What is being asked: Copy the data below exactly, omitting any picture it contains.

Source material:
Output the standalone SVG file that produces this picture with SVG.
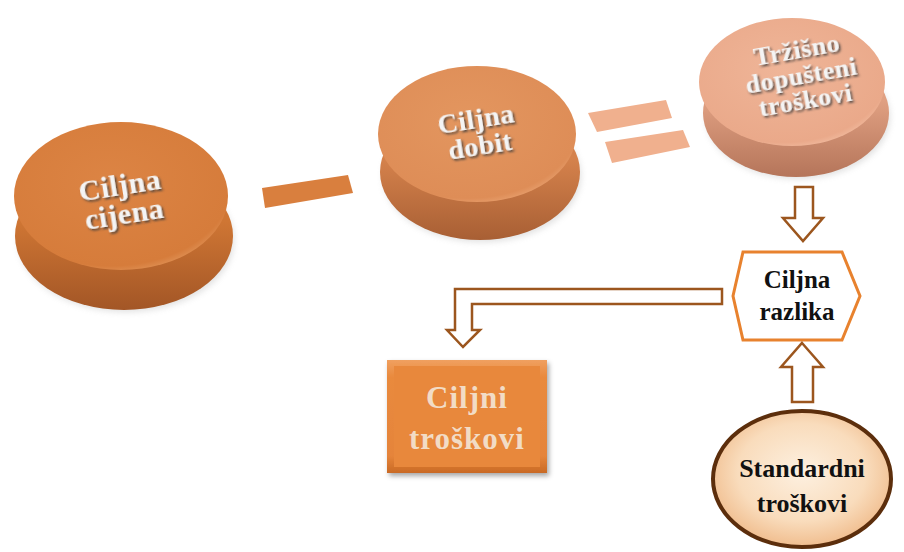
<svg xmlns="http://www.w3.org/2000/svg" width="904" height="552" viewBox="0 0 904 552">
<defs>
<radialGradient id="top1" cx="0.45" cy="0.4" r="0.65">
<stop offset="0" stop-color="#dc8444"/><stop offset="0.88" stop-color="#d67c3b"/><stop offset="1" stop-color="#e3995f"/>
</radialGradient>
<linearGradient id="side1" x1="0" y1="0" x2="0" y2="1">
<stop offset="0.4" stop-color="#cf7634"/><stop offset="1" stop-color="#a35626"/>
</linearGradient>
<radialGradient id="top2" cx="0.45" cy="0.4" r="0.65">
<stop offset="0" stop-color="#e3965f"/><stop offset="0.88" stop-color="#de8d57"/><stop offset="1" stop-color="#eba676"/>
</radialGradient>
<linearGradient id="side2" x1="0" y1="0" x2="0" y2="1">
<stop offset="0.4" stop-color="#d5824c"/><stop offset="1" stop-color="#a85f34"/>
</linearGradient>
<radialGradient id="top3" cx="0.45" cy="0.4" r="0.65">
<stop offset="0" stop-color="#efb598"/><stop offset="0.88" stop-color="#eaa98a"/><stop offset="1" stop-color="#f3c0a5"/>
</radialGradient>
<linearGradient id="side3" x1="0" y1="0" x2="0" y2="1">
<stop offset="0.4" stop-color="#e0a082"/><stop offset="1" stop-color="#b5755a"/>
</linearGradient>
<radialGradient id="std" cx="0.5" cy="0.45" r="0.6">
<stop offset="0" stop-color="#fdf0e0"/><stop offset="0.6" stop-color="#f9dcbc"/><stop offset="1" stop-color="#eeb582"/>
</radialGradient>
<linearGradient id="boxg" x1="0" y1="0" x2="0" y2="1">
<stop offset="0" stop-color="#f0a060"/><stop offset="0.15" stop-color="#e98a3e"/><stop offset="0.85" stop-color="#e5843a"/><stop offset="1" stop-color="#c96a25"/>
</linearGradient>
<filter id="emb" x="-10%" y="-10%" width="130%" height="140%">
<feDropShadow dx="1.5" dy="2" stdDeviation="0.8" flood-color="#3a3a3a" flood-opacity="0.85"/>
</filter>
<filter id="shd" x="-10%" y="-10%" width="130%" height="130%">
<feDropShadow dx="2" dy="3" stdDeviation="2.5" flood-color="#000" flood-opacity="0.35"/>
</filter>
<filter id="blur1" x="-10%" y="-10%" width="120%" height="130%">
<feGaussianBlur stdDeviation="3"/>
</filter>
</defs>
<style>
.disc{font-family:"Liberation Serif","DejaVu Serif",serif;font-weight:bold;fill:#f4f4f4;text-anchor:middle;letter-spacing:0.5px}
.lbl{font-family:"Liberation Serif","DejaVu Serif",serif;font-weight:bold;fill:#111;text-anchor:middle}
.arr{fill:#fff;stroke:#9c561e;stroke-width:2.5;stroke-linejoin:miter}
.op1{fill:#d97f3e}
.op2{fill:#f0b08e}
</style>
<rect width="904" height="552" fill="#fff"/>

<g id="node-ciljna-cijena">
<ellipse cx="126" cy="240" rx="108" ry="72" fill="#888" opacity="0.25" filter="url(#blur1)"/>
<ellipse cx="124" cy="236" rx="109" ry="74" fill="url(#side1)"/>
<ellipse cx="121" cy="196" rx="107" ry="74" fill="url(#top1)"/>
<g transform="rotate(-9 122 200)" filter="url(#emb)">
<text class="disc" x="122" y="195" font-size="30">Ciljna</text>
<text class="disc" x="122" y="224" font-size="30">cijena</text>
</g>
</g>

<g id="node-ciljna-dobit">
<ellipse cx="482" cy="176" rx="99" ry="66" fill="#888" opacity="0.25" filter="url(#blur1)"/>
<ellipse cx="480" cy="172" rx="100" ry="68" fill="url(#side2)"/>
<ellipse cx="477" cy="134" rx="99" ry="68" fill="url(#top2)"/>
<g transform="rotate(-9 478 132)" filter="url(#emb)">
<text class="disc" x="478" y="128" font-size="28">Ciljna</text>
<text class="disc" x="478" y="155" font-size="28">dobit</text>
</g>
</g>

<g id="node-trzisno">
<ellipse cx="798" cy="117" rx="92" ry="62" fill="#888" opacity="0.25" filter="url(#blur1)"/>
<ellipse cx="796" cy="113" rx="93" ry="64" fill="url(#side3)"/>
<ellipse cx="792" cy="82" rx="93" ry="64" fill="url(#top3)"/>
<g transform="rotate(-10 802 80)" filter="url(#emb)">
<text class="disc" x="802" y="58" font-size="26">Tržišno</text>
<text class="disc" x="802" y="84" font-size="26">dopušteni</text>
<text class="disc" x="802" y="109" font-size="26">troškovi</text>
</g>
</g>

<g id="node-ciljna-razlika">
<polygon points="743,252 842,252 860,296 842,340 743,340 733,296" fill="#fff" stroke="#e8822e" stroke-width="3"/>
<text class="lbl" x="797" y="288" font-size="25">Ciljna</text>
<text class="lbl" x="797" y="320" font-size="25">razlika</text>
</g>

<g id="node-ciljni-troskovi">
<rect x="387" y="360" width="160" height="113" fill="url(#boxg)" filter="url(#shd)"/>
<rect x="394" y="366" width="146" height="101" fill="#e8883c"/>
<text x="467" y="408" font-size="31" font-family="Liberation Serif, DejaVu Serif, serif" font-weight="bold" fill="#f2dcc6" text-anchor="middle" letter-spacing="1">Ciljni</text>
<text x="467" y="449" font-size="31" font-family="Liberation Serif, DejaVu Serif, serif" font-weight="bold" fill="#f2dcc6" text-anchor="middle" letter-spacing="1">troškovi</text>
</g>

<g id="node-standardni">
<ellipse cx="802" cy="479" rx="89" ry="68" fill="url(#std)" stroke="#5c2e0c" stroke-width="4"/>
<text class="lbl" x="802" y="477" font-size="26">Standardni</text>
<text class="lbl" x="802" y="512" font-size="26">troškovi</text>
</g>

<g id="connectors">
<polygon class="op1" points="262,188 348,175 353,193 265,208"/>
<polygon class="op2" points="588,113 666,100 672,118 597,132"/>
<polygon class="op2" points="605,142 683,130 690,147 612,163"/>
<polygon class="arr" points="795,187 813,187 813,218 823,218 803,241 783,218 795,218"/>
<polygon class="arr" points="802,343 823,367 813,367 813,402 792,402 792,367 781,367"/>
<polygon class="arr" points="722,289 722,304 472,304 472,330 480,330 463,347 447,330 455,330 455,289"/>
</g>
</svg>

In response:
Output the standalone SVG file that produces this picture with SVG.
<svg xmlns="http://www.w3.org/2000/svg" width="904" height="552" viewBox="0 0 904 552">
<defs>
<radialGradient id="top1" cx="0.45" cy="0.4" r="0.65">
<stop offset="0" stop-color="#dc8444"/><stop offset="0.88" stop-color="#d67c3b"/><stop offset="1" stop-color="#e3995f"/>
</radialGradient>
<linearGradient id="side1" x1="0" y1="0" x2="0" y2="1">
<stop offset="0.4" stop-color="#cf7634"/><stop offset="1" stop-color="#a35626"/>
</linearGradient>
<radialGradient id="top2" cx="0.45" cy="0.4" r="0.65">
<stop offset="0" stop-color="#e3965f"/><stop offset="0.88" stop-color="#de8d57"/><stop offset="1" stop-color="#eba676"/>
</radialGradient>
<linearGradient id="side2" x1="0" y1="0" x2="0" y2="1">
<stop offset="0.4" stop-color="#d5824c"/><stop offset="1" stop-color="#a85f34"/>
</linearGradient>
<radialGradient id="top3" cx="0.45" cy="0.4" r="0.65">
<stop offset="0" stop-color="#efb598"/><stop offset="0.88" stop-color="#eaa98a"/><stop offset="1" stop-color="#f3c0a5"/>
</radialGradient>
<linearGradient id="side3" x1="0" y1="0" x2="0" y2="1">
<stop offset="0.4" stop-color="#e0a082"/><stop offset="1" stop-color="#b5755a"/>
</linearGradient>
<radialGradient id="std" cx="0.5" cy="0.45" r="0.6">
<stop offset="0" stop-color="#fdf0e0"/><stop offset="0.6" stop-color="#f9dcbc"/><stop offset="1" stop-color="#eeb582"/>
</radialGradient>
<linearGradient id="boxg" x1="0" y1="0" x2="0" y2="1">
<stop offset="0" stop-color="#f0a060"/><stop offset="0.15" stop-color="#e98a3e"/><stop offset="0.85" stop-color="#e5843a"/><stop offset="1" stop-color="#c96a25"/>
</linearGradient>
<filter id="emb" x="-10%" y="-10%" width="130%" height="140%">
<feDropShadow dx="1.5" dy="2" stdDeviation="0.8" flood-color="#3a3a3a" flood-opacity="0.85"/>
</filter>
<filter id="shd" x="-10%" y="-10%" width="130%" height="130%">
<feDropShadow dx="2" dy="3" stdDeviation="2.5" flood-color="#000" flood-opacity="0.35"/>
</filter>
<filter id="blur1" x="-10%" y="-10%" width="120%" height="130%">
<feGaussianBlur stdDeviation="3"/>
</filter>
</defs>
<style>
.disc{font-family:"Liberation Serif","DejaVu Serif",serif;font-weight:bold;fill:#f4f4f4;text-anchor:middle;letter-spacing:0.5px}
.lbl{font-family:"Liberation Serif","DejaVu Serif",serif;font-weight:bold;fill:#111;text-anchor:middle}
.arr{fill:#fff;stroke:#9c561e;stroke-width:2.5;stroke-linejoin:miter}
.op1{fill:#d97f3e}
.op2{fill:#f0b08e}
</style>
<rect width="904" height="552" fill="#fff"/>

<g id="node-ciljna-cijena">
<ellipse cx="126" cy="240" rx="108" ry="72" fill="#888" opacity="0.25" filter="url(#blur1)"/>
<ellipse cx="124" cy="236" rx="109" ry="74" fill="url(#side1)"/>
<ellipse cx="121" cy="196" rx="107" ry="74" fill="url(#top1)"/>
<g transform="rotate(-9 122 200)" filter="url(#emb)">
<text class="disc" x="122" y="195" font-size="30">Ciljna</text>
<text class="disc" x="122" y="224" font-size="30">cijena</text>
</g>
</g>

<g id="node-ciljna-dobit">
<ellipse cx="482" cy="176" rx="99" ry="66" fill="#888" opacity="0.25" filter="url(#blur1)"/>
<ellipse cx="480" cy="172" rx="100" ry="68" fill="url(#side2)"/>
<ellipse cx="477" cy="134" rx="99" ry="68" fill="url(#top2)"/>
<g transform="rotate(-9 478 132)" filter="url(#emb)">
<text class="disc" x="478" y="128" font-size="28">Ciljna</text>
<text class="disc" x="478" y="155" font-size="28">dobit</text>
</g>
</g>

<g id="node-trzisno">
<ellipse cx="798" cy="117" rx="92" ry="62" fill="#888" opacity="0.25" filter="url(#blur1)"/>
<ellipse cx="796" cy="113" rx="93" ry="64" fill="url(#side3)"/>
<ellipse cx="792" cy="82" rx="93" ry="64" fill="url(#top3)"/>
<g transform="rotate(-10 802 80)" filter="url(#emb)">
<text class="disc" x="802" y="58" font-size="26">Tržišno</text>
<text class="disc" x="802" y="84" font-size="26">dopušteni</text>
<text class="disc" x="802" y="109" font-size="26">troškovi</text>
</g>
</g>

<g id="node-ciljna-razlika">
<polygon points="743,252 842,252 860,296 842,340 743,340 733,296" fill="#fff" stroke="#e8822e" stroke-width="3"/>
<text class="lbl" x="797" y="288" font-size="25">Ciljna</text>
<text class="lbl" x="797" y="320" font-size="25">razlika</text>
</g>

<g id="node-ciljni-troskovi">
<rect x="387" y="360" width="160" height="113" fill="url(#boxg)" filter="url(#shd)"/>
<rect x="394" y="366" width="146" height="101" fill="#e8883c"/>
<text x="467" y="408" font-size="31" font-family="Liberation Serif, DejaVu Serif, serif" font-weight="bold" fill="#f2dcc6" text-anchor="middle" letter-spacing="1">Ciljni</text>
<text x="467" y="449" font-size="31" font-family="Liberation Serif, DejaVu Serif, serif" font-weight="bold" fill="#f2dcc6" text-anchor="middle" letter-spacing="1">troškovi</text>
</g>

<g id="node-standardni">
<ellipse cx="802" cy="479" rx="89" ry="68" fill="url(#std)" stroke="#5c2e0c" stroke-width="4"/>
<text class="lbl" x="802" y="477" font-size="26">Standardni</text>
<text class="lbl" x="802" y="512" font-size="26">troškovi</text>
</g>

<g id="connectors">
<polygon class="op1" points="262,188 348,175 353,193 265,208"/>
<polygon class="op2" points="588,113 666,100 672,118 597,132"/>
<polygon class="op2" points="605,142 683,130 690,147 612,163"/>
<polygon class="arr" points="795,187 813,187 813,218 823,218 803,241 783,218 795,218"/>
<polygon class="arr" points="802,343 823,367 813,367 813,402 792,402 792,367 781,367"/>
<polygon class="arr" points="722,289 722,304 472,304 472,330 480,330 463,347 447,330 455,330 455,289"/>
</g>
</svg>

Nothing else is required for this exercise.